The majority of guests were from Ireland, including the guy sitting next to us at dinner. We’d just sat down but he was already in that happy, drunk place where you can no
longer tell what’s inappropriate and you no longer care. While tuxedoed waiters passed out the salads, he turned to Matt and me.
“So are you two getting married then?” he asked loudly in his booming Irish brogue.
There it was. The question we hadn’t raised in three years of dating. It had only taken a total stranger and about half a bottle of Jameson to bring it up. All heads swiveled in our direction, and I turned my head as well and stuffed a dinner roll in my mouth. When I turned back my cheeks were engorged with French bread, so everyone’s attention shifted to Matt. He paused. I wondered what he was going to say.
After nine months of dating, Franklin proposed to Eleanor during the weekend of the Harvard-Yale football game. He had invited her as his guest and on November 23, 1902, they managed to ditch their chaperones and slip away for a walk by themselves. By the time they returned, he’d asked her to marry him and she’d said yes.
Predictably, Franklin’s mother disapproved of the match. She’d wanted a more attractive wife for her only son. In a move that’s almost impressive in its deviousness, she suggested the couple keep their engagement secret for a year. Then she took Franklin on a five-week Caribbean cruise, hoping he’d lose interest in Eleanor. Their feelings only grew stronger. Franklin returned for his final term at Harvard, and they wrote passionate love letters back and forth.
“You are never out of my thoughts dear for one moment,” Eleanor wrote to her fiancé. “Everything is changed for me now. I am so happy. Oh! So happy & I love you so dearly.” When Eleanor told her grandmother about the proposal, Mrs. Hall asked if she was really in love. “I solemnly answered ‘yes,’ ” Eleanor later said, “and yet I know now that it was years later before I understood what being in love or what loving really meant.”

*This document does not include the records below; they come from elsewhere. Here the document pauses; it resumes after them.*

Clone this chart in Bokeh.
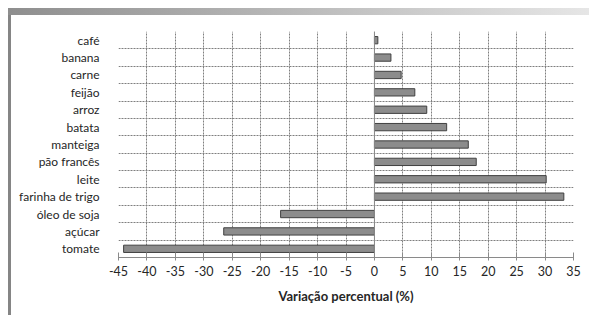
from bokeh.plotting import figure
from bokeh.models import FixedTicker, Span, Grid, Range1d
from bokeh.embed import file_html
from bokeh.resources import INLINE

categories = ["café", "banana", "carne", "feijão", "arroz", "batata", "manteiga",
              "pão francês", "leite", "farinha de trigo", "óleo de soja", "açúcar", "tomate"]
values = [0.6, 2.9, 4.7, 7.1, 9.2, 12.7, 16.5, 17.9, 30.2, 33.3, -16.5, -26.5, -44.1]
x_ticks = list(range(-45, 40, 5))

n = len(categories)
# bottom-to-top positions: last category at the bottom
ypos = [n - 1 - i for i in range(n)]

FONT = "Lato"
TXT = "#262626"

p = figure(width=589, height=315, output_backend="svg", toolbar_location=None,
           x_range=Range1d(-45, 35), y_range=Range1d(-0.5, n - 0.5),
           min_border_left=118, min_border_right=16, min_border_top=31, min_border_bottom=58)
p.border_fill_color = None
p.background_fill_color = "white"
p.outline_line_color = None
p.styles = {"background": "linear-gradient(to right, #8e8e8e, #e6e6e6) 8px 8px / calc(100% - 8px) 7px no-repeat, "
                          "linear-gradient(#858585, #858585) 8px 8px / 3px calc(100% - 8px) no-repeat, #ffffff"}

p.hbar(y=ypos, right=values, left=0, height=0.42, fill_color="#8c8c8c",
       line_color="#404040", line_width=1)

# x axis
p.xaxis.ticker = FixedTicker(ticks=x_ticks)
p.xaxis.major_label_overrides = {t: str(t) for t in x_ticks}
p.xaxis.axis_line_color = "#8a8a8a"
p.xaxis.major_tick_line_color = "#8a8a8a"
p.xaxis.major_tick_in = 5
p.xaxis.major_tick_out = 3
p.xaxis.minor_tick_line_color = None
p.xaxis.major_label_standoff = 5
p.xaxis.major_label_text_font = FONT
p.xaxis.major_label_text_font_size = "12.5px"
p.xaxis.major_label_text_color = TXT
p.xaxis.axis_label = "Variação percentual (%)"
p.xaxis.axis_label_text_font = FONT
p.xaxis.axis_label_text_font_size = "13px"
p.xaxis.axis_label_text_font_style = "bold"
p.xaxis.axis_label_text_color = TXT
p.xaxis.axis_label_standoff = 9

# y axis (category labels)
p.yaxis.ticker = FixedTicker(ticks=ypos)
p.yaxis.major_label_overrides = {y: c for y, c in zip(ypos, categories)}
p.yaxis.axis_line_color = None
p.yaxis.major_tick_line_color = None
p.yaxis.minor_tick_line_color = None
p.yaxis.major_label_standoff = 13
p.yaxis.major_label_text_font = FONT
p.yaxis.major_label_text_font_size = "12px"
p.yaxis.major_label_text_color = TXT

# grids: dotted, vertical at x ticks, horizontal at category boundaries
p.xgrid.grid_line_color = "#7f7f7f"
p.xgrid.grid_line_dash = "2 1"
p.xgrid.grid_line_width = 1
p.ygrid.visible = False
hgrid = Grid(dimension=1, ticker=FixedTicker(ticks=[k + 0.5 for k in range(n)]),
             grid_line_color="#7f7f7f", grid_line_dash="2 1", grid_line_width=1)
p.add_layout(hgrid)

p.add_layout(Span(location=0, dimension="height", line_color="#8a8a8a", line_width=1))

open("out.html", "w").write(file_html(p, INLINE))
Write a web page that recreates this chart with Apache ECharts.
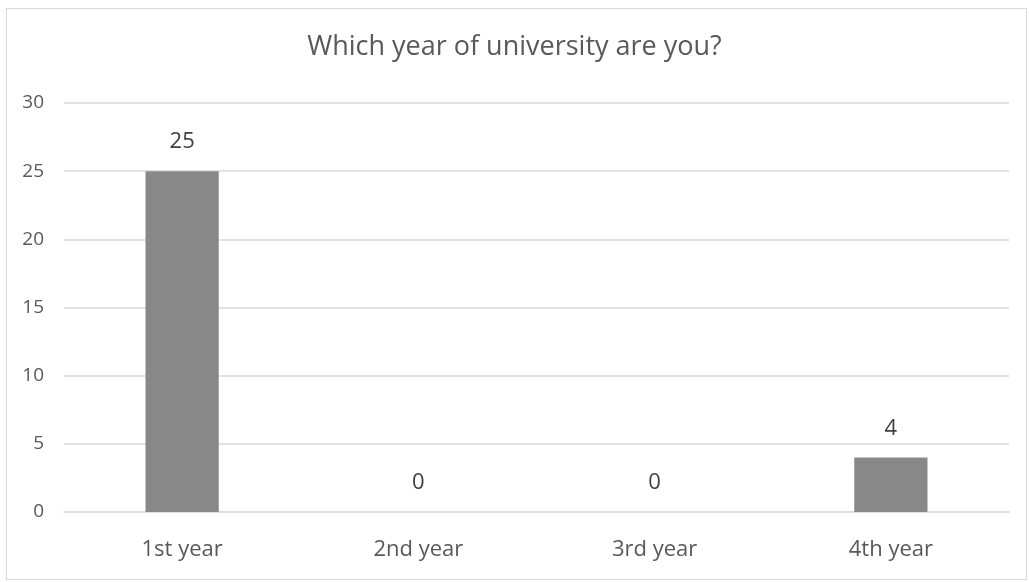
<!DOCTYPE html>
<html>
<head>
<meta charset="utf-8">
<script src="https://cdn.jsdelivr.net/npm/echarts@6/dist/echarts.min.js"></script>
<style>
html,body{margin:0;padding:0;background:#fff;}
#frame{position:absolute;left:6px;top:8px;width:1021px;height:572px;border:1px solid #d9d9d9;box-sizing:border-box;}
#chart{position:absolute;left:0;top:0;width:1029px;height:582px;}
</style>
</head>
<body>
<div id="frame"></div>
<div id="chart"></div>
<script>
const titleText = 'Which year of university are you?';
const categories = ['1st year', '2nd year', '3rd year', '4th year'];
const counts = [25, 0, 0, 4];
const yTicks = [0, 5, 10, 15, 20, 25, 30];

const FONT = '"Open Sans", "Noto Sans", sans-serif';
const chart = echarts.init(document.getElementById('chart'));
chart.setOption({
  animation: false,
  title: {
    text: titleText,
    left: 'center',
    top: 34,
    padding: 0,
    textStyle: {fontFamily: FONT, fontSize: 27, fontWeight: 'normal', color: '#595959'}
  },
  grid: {left: 64, right: 20, top: 103, bottom: 70},
  xAxis: {
    type: 'category',
    data: categories,
    axisLine: {show: true, lineStyle: {color: '#d9d9d9', width: 1.5}},
    axisTick: {show: false},
    axisLabel: {fontFamily: FONT, fontSize: 22, color: '#595959', margin: 27}
  },
  yAxis: {
    type: 'value',
    min: yTicks[0],
    max: yTicks[yTicks.length - 1],
    interval: 5,
    axisLine: {show: false},
    axisTick: {show: false},
    splitLine: {lineStyle: {color: '#d9d9d9', width: 1.5}},
    axisLabel: {fontFamily: FONT, fontSize: 19, color: '#595959', margin: 20}
  },
  series: [{
    type: 'bar',
    data: counts,
    barWidth: '31%',
    itemStyle: {color: '#888888'},
    label: {
      show: true,
      position: 'top',
      distance: 18,
      fontFamily: FONT,
      fontSize: 22,
      color: '#404040'
    }
  }]
});
</script>
</body>
</html>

They married on St. Patrick’s Day in 1905. Uncle Teddy escorted Eleanor down the aisle, having chosen this date because he’d be in town to kick off the St. Patrick’s Day parade. Eleanor was, in her words, “decked out beyond description.” Her dress was constructed of stiff satin and the same lace her mother and grandmother wore at their weddings. She pinned her veil with a diamond crescent that belonged to her mother. Sara, who was never one for subtlety, gave Eleanor a high-necked pearl dog collar with diamond bars. It was from Tiffany and cost $4,000, but the symbolism was priceless.